During his rise to power, Castro was probably too much of an individualist to have been a good Communist. There were aspects of Marxism-Leninism that undoubtedly appealed to him, however, such as its hierarchical conception of political power and its rejection of pluralist approaches. Carlos Franqui, a prominent M-26-7 member and journalist who was himself a Communist Party member, once quoted Castro as saying the lesson he took from reading Joseph Stalin’s The Fundamentals of Leninism was that “a revolution must have only one leader if it is to remain whole and not be defeated.” Nothing characterized Fidel’s rule more consistently than his refusal to share power with anyone.
Castro’s own interest in ideology was always more opportunistic than dog matic.
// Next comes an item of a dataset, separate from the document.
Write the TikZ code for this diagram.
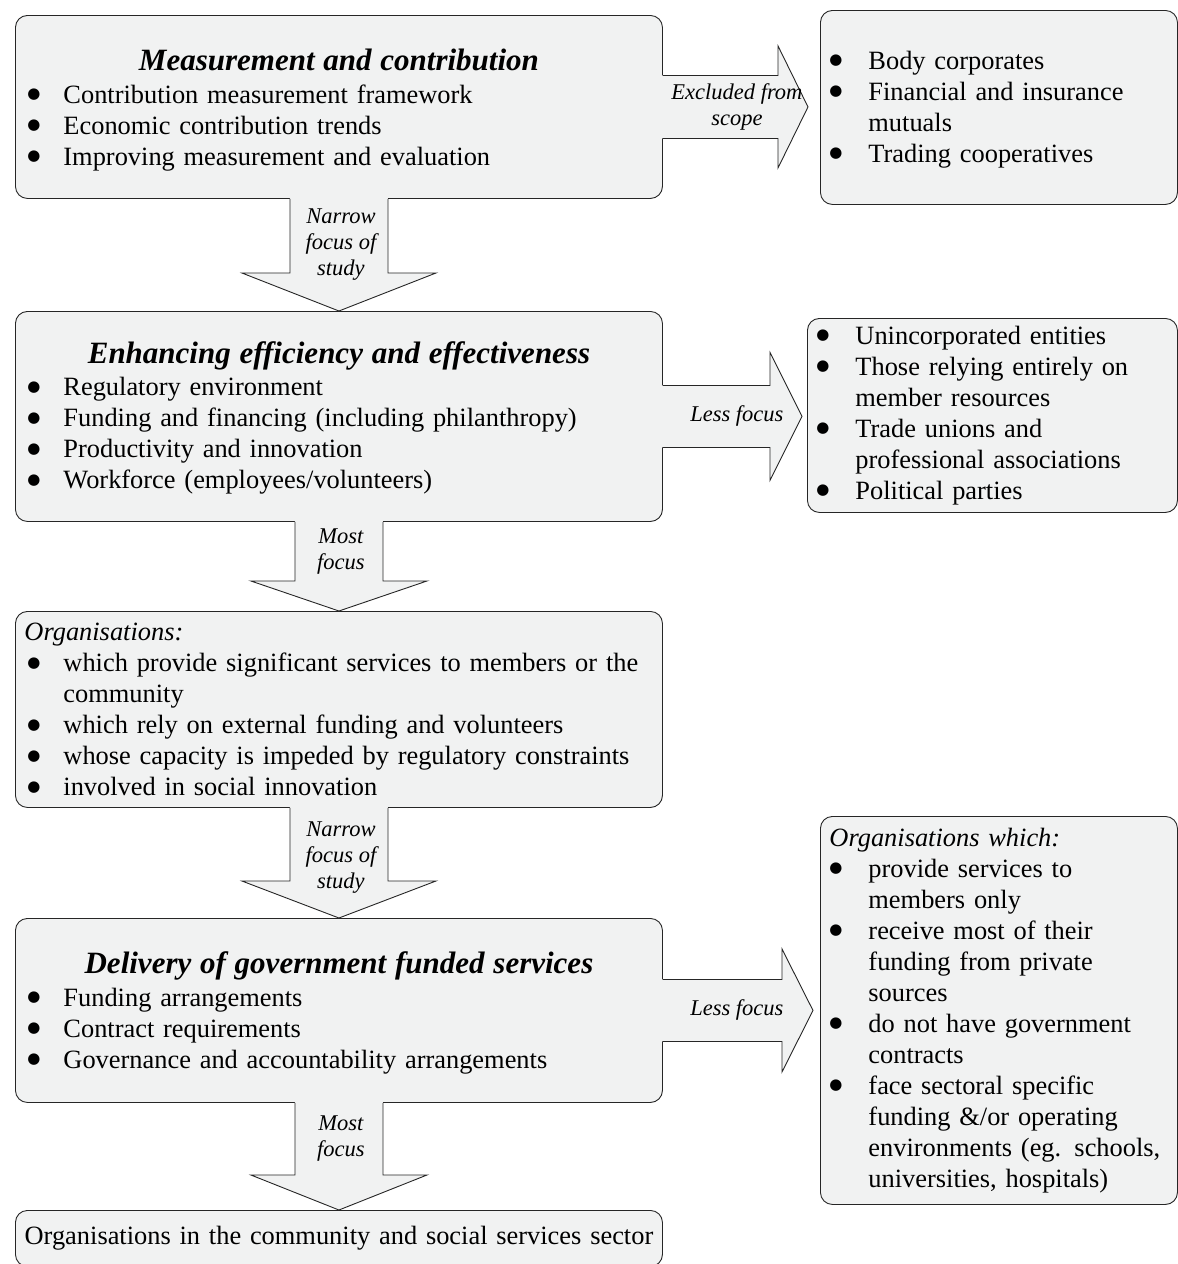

By following a Marxist-Leninist path, Castro set himself on a collision course with the United States and tore his own country apart, driving a half million Cubans—about 6 percent of the population—into exile by 1970. But for Castro and his allies, that was just fine. They intended from the beginning to have an adversarial relationship with the United States and also to turn Cuban society upside down. “I measure the depth of the social transformation,” Che Guevara once told Egyptian President Gamal Nasser, “by the number of people who are affected by it and feel they have no place in the new society.”